Research by the University of Hertfordshire for industry body British Music Rights confirms what we suspected and paints a dire picture for those still trying to make money out of music…
While the 773 14- to 24-year-olds surveyed love music more than previous generations, this attachment does not correlate with spending, the Music Experience And Behaviour in Young People study found.

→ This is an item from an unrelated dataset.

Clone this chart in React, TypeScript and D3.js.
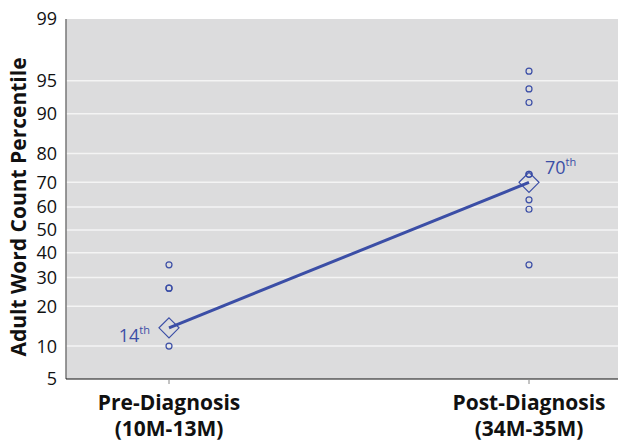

Indeed, of an average 1,700 tracks stored by the 90 percent in the age range who own MP3 players, 842 (almost half) have not been paid for. “Young people 14-17 have not paid for the majority of music in their collection.” It’s a culture of taking…
— 95 percent of people copy music in some fashion, with 58 percent copying from a friend’s hard drive for example.
— 63 percent download music from P2P networks and 42 percent have allowed others to take their own tracks via the same method, with most thinking they are doing a good deed.
— People download an average 53 illegal tracks per month via P2P, though some respondents said they bagged up to 5,000 tracks per month.
— Even so, 80 percent of P2P users say they would pay for a legal P2P offering – hard to believe, given current use of non-legal options and because 75 percent of respondents’ gave “because it’s free” as their motivation for illegal use.
More findings after the jump…
— Taping from radio has now become the least common form of ripping.
— 18-24s copy friends’ CDs an average 5.05 times a month.
— Music still gets the second-largest spend from survey respondents’ entertainment budget, just behind eating out.
— But the majority of music spend is now on live gigs (59.65 percent against 40.35 percent on recordings). Digital accounts for a quarter of the recorded music spend, though CDs till command twice as much.
— In response to a leading question, 51.4 percent said they supported introducing a levy on hardware makers whose gadgets allow music copying; 56.1 percent supported a similar levy on music sharing services.